Когда в жанре подобострастия подвизается литератор?пародист, почти не известный читателю, – это факт его личной биографии. Но когда тут же суетятся люди, пользовавшиеся уважением и широким признанием, – это явление. А иные вовсе вознамерились доказать, что лакей – это не столько профессия, сколько состояние души. Причем, как правило, особенно усердствуют те, кто обивал пороги здания ЦК, кто старался мелькать в его коридорах, протискиваясь, чтобы отметиться в разных кабинетах. В этой «фракции» есть, конечно, и те, кто хочет – или думает, что хочет, – «как лучше». Но в целом ее поведение лишь проявление «достоинств», благоприобретенных в советское время.

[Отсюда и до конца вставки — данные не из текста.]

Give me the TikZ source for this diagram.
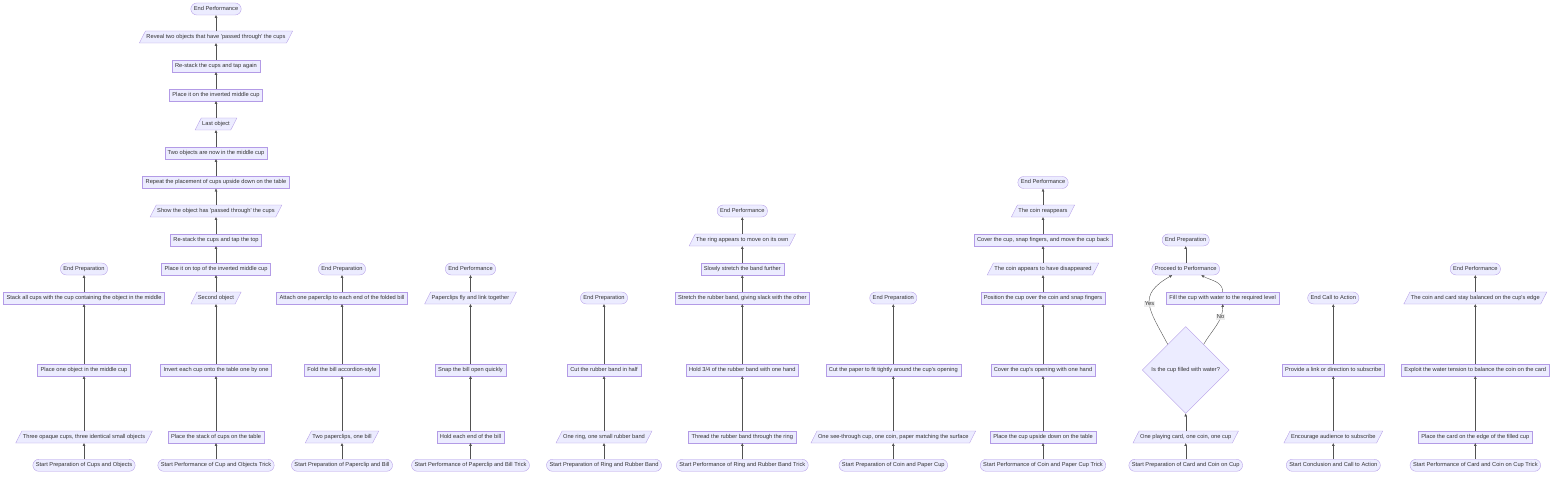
\documentclass[tikz,border=0pt]{standalone}
\usepackage{fontspec}
\setmainfont{Liberation Sans}
\usetikzlibrary{shapes.geometric,arrows.meta,calc}
\definecolor{mmfill}{HTML}{ECECFF}
\definecolor{mmstroke}{HTML}{9370DB}
\definecolor{mmtext}{HTML}{333333}
\definecolor{mmedge}{HTML}{333333}
\definecolor{mmlabel}{HTML}{E8E8E8}
\newcommand{\q}{\textquotesingle}
\tikzset{
  base/.style={draw=mmstroke!70, fill=mmfill, line width=0.35pt, text=mmtext,
    font=\fontsize{5.7}{6.8}\selectfont, text height=4.2pt, text depth=1.3pt,
    inner ysep=3.25pt, inner xsep=3pt},
  proc/.style={base, rectangle},
  term/.style={base, rectangle, rounded corners=6pt},
  io/.style={base, trapezium, trapezium left angle=63, trapezium right angle=117, inner xsep=1pt},
  decision/.style={base, diamond, aspect=1, minimum width=87pt, minimum height=87pt, inner sep=1pt},
  arr/.style={draw=mmedge!85, line width=0.4pt, -{Triangle[length=2.8pt,width=2.6pt]}},
  elabel/.style={fill=mmlabel, fill opacity=0.8, text opacity=1, text=mmtext,
    font=\fontsize{5.7}{6.8}\selectfont, inner sep=0.8pt}
}
\newcommand{\up}[2]{\draw[arr] (#1.north) -- (#1.north |- #2.south);}
\begin{document}
\begin{tikzpicture}[x=1pt,y=1pt]
\useasboundingbox (0,0) rectangle (1568,480);
% column 1
\node[term] (a1) at (84,14.7) {Start Preparation of Cups and Objects};
\node[io]   (a2) at (84,43) {Three opaque cups, three identical small objects};
\node[proc] (a3) at (84,110) {Place one object in the middle cup};
\node[proc] (a4) at (84,182) {Stack all cups with the cup containing the object in the middle};
\node[term] (a5) at (84,211) {End Preparation};
\up{a1}{a2} \up{a2}{a3} \up{a3}{a4} \up{a4}{a5}
% column 2
\node[term] (b1) at (216,14.7) {Start Performance of Cup and Objects Trick};
\node[proc] (b2) at (216,43) {Place the stack of cups on the table};
\node[proc] (b3) at (216,110) {Invert each cup onto the table one by one};
\node[io]   (b4) at (216,182) {Second object};
\node[proc] (b5) at (216,211) {Place it on top of the inverted middle cup};
\node[proc] (b6) at (216,240) {Re-stack the cups and tap the top};
\node[io]   (b7) at (216,269) {Show the object has \q passed through\q{} the cups};
\node[proc] (b8) at (216,297.5) {Repeat the placement of cups upside down on the table};
\node[proc] (b9) at (216,327) {Two objects are now in the middle cup};
\node[io]   (b10) at (216,356) {Last object};
\node[proc] (b11) at (216,385) {Place it on the inverted middle cup};
\node[proc] (b12) at (216,414) {Re-stack the cups and tap again};
\node[io]   (b13) at (216,443) {Reveal two objects that have \q passed through\q{} the cups};
\node[term] (b14) at (216,471) {End Performance};
\foreach \u/\v in {b1/b2,b2/b3,b3/b4,b4/b5,b5/b6,b6/b7,b7/b8,b8/b9,b9/b10,b10/b11,b11/b12,b12/b13,b13/b14}
  {\up{\u}{\v}}
% column 3
\node[term] (c1) at (342,14.7) {Start Preparation of Paperclip and Bill};
\node[io]   (c2) at (342,43) {Two paperclips, one bill};
\node[proc] (c3) at (342,110) {Fold the bill accordion-style};
\node[proc] (c4) at (342,182) {Attach one paperclip to each end of the folded bill};
\node[term] (c5) at (342,211) {End Preparation};
\foreach \u/\v in {c1/c2,c2/c3,c3/c4,c4/c5} {\up{\u}{\v}}
% column 4
\node[term] (d1) at (470.5,14.7) {Start Performance of Paperclip and Bill Trick};
\node[proc] (d2) at (470.5,43) {Hold each end of the bill};
\node[proc] (d3) at (470.5,110) {Snap the bill open quickly};
\node[io]   (d4) at (470.5,182) {Paperclips fly and link together};
\node[term] (d5) at (470.5,211) {End Performance};
\foreach \u/\v in {d1/d2,d2/d3,d3/d4,d4/d5} {\up{\u}{\v}}
% column 5
\node[term] (e1) at (604,14.7) {Start Preparation of Ring and Rubber Band};
\node[io]   (e2) at (604,43) {One ring, one small rubber band};
\node[proc] (e3) at (604,110) {Cut the rubber band in half};
\node[term] (e4) at (604,182) {End Preparation};
\foreach \u/\v in {e1/e2,e2/e3,e3/e4} {\up{\u}{\v}}
% column 6
\node[term] (f1) at (742.3,14.7) {Start Performance of Ring and Rubber Band Trick};
\node[proc] (f2) at (742.3,43) {Thread the rubber band through the ring};
\node[proc] (f3) at (742.3,110) {Hold 3/4 of the rubber band with one hand};
\node[proc] (f4) at (742.3,182) {Stretch the rubber band, giving slack with the other};
\node[proc] (f5) at (742.3,211) {Slowly stretch the band further};
\node[io]   (f6) at (742.3,240) {The ring appears to move on its own};
\node[term] (f7) at (742.3,269) {End Performance};
\foreach \u/\v in {f1/f2,f2/f3,f3/f4,f4/f5,f5/f6,f6/f7} {\up{\u}{\v}}
% column 7
\node[term] (g1) at (893.3,14.7) {Start Preparation of Coin and Paper Cup};
\node[io]   (g2) at (893.3,43) {One see-through cup, one coin, paper matching the surface};
\node[proc] (g3) at (893.3,110) {Cut the paper to fit tightly around the cup\q s opening};
\node[term] (g4) at (893.3,182) {End Preparation};
\foreach \u/\v in {g1/g2,g2/g3,g3/g4} {\up{\u}{\v}}
% column 8
\node[term] (h1) at (1043,14.7) {Start Performance of Coin and Paper Cup Trick};
\node[proc] (h2) at (1043,43) {Place the cup upside down on the table};
\node[proc] (h3) at (1043,110) {Cover the cup\q s opening with one hand};
\node[proc] (h4) at (1043,182) {Position the cup over the coin and snap fingers};
\node[io]   (h5) at (1043,211) {The coin appears to have disappeared};
\node[proc] (h6) at (1043,240) {Cover the cup, snap fingers, and move the cup back};
\node[io]   (h7) at (1043,269) {The coin reappears};
\node[term] (h8) at (1043,297.5) {End Performance};
\foreach \u/\v in {h1/h2,h2/h3,h3/h4,h4/h5,h5/h6,h6/h7,h7/h8} {\up{\u}{\v}}
% column 9
\node[term] (i1) at (1185.7,14.7) {Start Preparation of Card and Coin on Cup};
\node[io]   (i2) at (1185.7,43) {One playing card, one coin, one cup};
\node[decision] (i3) at (1185.7,110) {Is the cup filled with water?};
\node[term] (i4) at (1185.7,211) {Proceed to Performance};
\node[term] (i5) at (1185.7,240) {End Preparation};
\node[proc] (i6) at (1222.7,182) {Fill the cup with water to the required level};
\up{i1}{i2} \up{i2}{i3} \up{i4}{i5}
\draw[arr] (i3.125) to[out=118,in=-150,looseness=1.5] node[elabel,pos=0.5] {Yes} ($(i4.south west)!0.3!(i4.south east)$);
\draw[arr] (i3.55) to[out=60,in=-90] node[elabel,pos=0.72] {No} (i6.south);
\draw[arr] (i6.north) to[out=90,in=-30] ($(i4.south west)!0.73!(i4.south east)$);
% column 10
\node[term] (j1) at (1333.3,14.7) {Start Conclusion and Call to Action};
\node[io]   (j2) at (1333.3,43) {Encourage audience to subscribe};
\node[proc] (j3) at (1333.3,110) {Provide a link or direction to subscribe};
\node[term] (j4) at (1333.3,182) {End Call to Action};
\foreach \u/\v in {j1/j2,j2/j3,j3/j4} {\up{\u}{\v}}
% column 11
\node[term] (k1) at (1475.3,14.7) {Start Performance of Card and Coin on Cup Trick};
\node[proc] (k2) at (1475.3,43) {Place the card on the edge of the filled cup};
\node[proc] (k3) at (1475.3,110) {Exploit the water tension to balance the coin on the card};
\node[io]   (k4) at (1475.3,182) {The coin and card stay balanced on the cup\q s edge};
\node[term] (k5) at (1475.3,211) {End Performance};
\foreach \u/\v in {k1/k2,k2/k3,k3/k4,k4/k5} {\up{\u}{\v}}
\end{tikzpicture}
\end{document}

Интеллигенция, общепризнанно, специфически российское явление. Чтобы оно возникло, очевидно, необходимо было уникальное взаимодействие и противостояние таких «действующих лиц», как великая страна и разящая отсталость, абсолютистское самодурство и вселенский потенциал культуры, мыслящая высокообразованная элита и замордованный, бедствующий народ, не зажатый в тиски рационализма российский национальный характер… Только в такой обстановке и мог родиться тип людей, объединяемый не имущественными интересами и положением в обществе, но представлением о своей роли в жизни страны и своими духовно?этическими качествами. Я имею в виду социальную чуткость, обостренное чувство собственного достоинства, бескорыстный патриотизм и государственность, способность в решающую минуту позабыть о себе, наконец, простую совестливость, «милость к падшим».